There are conventional variable power distributors described in, for example, JP 2522201 B and JP 3367735 B. FIG. 13 is a diagram created with reference to those documents and shows a structure of a variable power distributor used for a transmission system. The variable power distributor shown in FIG. 13 includes a first transmission line 1 and a second transmission line 2 as a set of transmission lines. A 90-degree hybrid circuit 3 is provided on an output side of the set of the transmission lines and a 90-degree hybrid circuit 4 is provided on an input side thereof. The 90-degree hybrid circuit 4 in which one of input ends thereof is terminated is a two-way distributor (phases at two output ends are shifted to each other by 90 degrees). A normal two-way distributor may be provided instead of the 90-degree hybrid circuit 4.
A first variable phase shifter 5a, a first variable resistance attenuator 6a, and a power amplifier 7a are provided on the first transmission line 1 between the 90-degree hybrid circuit 4 and the 90-degree hybrid circuit 3. Similarly, a second variable phase shifter 5b, a second variable resistance attenuator 6b, and a power amplifier 7b are provided on the second transmission line 2 between the 90-degree hybrid circuit 4 and the 90-degree hybrid circuit 3.
Next, the operation of the variable power distributor having the above-mentioned structure will be described. An input signal is divided into two to be distributed to two systems of the first transmission line 1 and the second transmission line 2 through the 90-degree hybrid circuit 4 in which the other of the input ends thereof is terminated. An amplitude and a phase of the input signal on each of the transmission lines are subjected to variable control through the variable phase shifter 5a (5b)and the variable resistance attenuator 6a (6b). Power of the signals is amplified by the power amplifier 7a (7b). The signal is distributed through the 90-degree hybrid circuit 3. In general, ends of the 90-degree hybrid circuit 3 are connected to a polarization control antenna, so that the polarization can be arbitrarily set.
In such a variable power distributor, generally, each of components such as the 90-degree hybrid circuits 3 and 4, the variable phase shifters 5a and 5b, the variable resistance attenuators 6a and 6b, and the power amplifiers 7a and 7b normally includes an error. Therefore, in order to perform accurate control, it is considered important to detect an error in each of the components and estimate amplitude and phase correction values to be set based on the detected error.
Note that the variable phase shifters 5a and 5b and the variable resistance attenuators 6a and 6b can arbitrarily change the amplitude and the phase, so the error is not taken into account hereafter.
In the conventional variable power distributor, the components are separately checked to estimate an error in a preliminary step toward building the variable power distributor. Therefore, estimation measurement requires a time multiplied by the number of components, so that an estimation time becomes very long.
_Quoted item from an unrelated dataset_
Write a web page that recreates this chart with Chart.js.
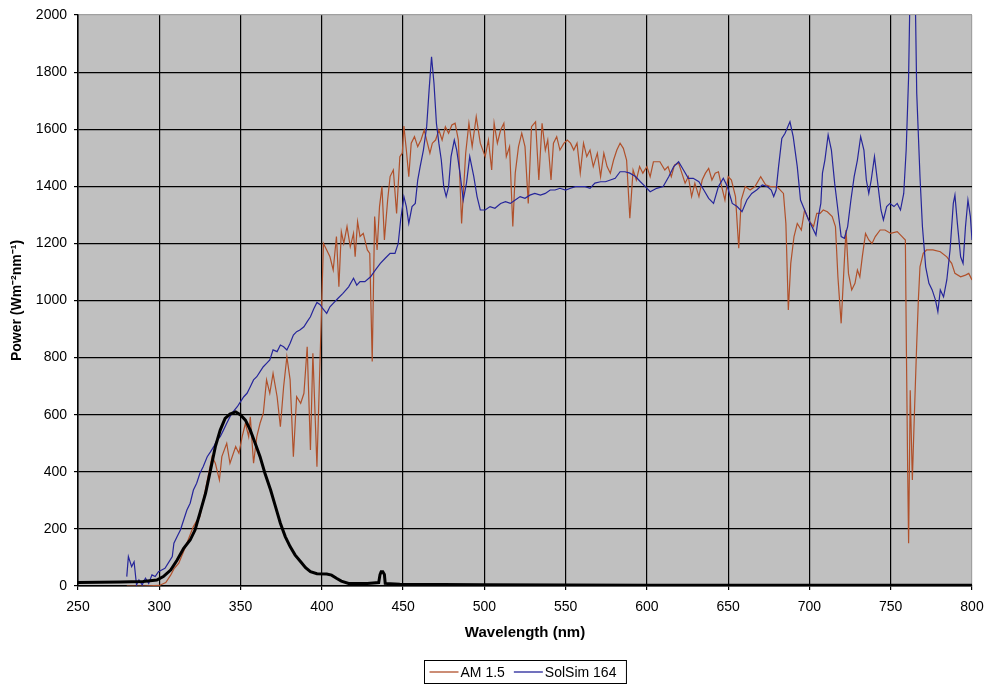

After the variable power distributor is built, the error in each of the components cannot be estimated, with the result that it is impossible to estimate an error due to an interference between the components which is caused by building the variable power distributor.
As described above, in the case of the conventional variable power distributor, it is difficult to detect the error in each of the components after the variable power distributor is built. Therefore, the components are separately checked to estimate an error before building, which leads to a problem in that the estimation measurement requires the time multiplied by the number of components and thus the estimation time becomes very long. In addition, amplitude and phase set values cannot be corrected after building.
The present invention has been made to solve the above-mentioned problems. An object of the present invention is to obtain a variable power distributor capable of calculating an amplitude ratio and a phase difference as errors between transmission lines of two systems after the variable power distributor is built and correcting the amplitude and phase set values based on the errors, an error detection method thereof, and a set value correction method.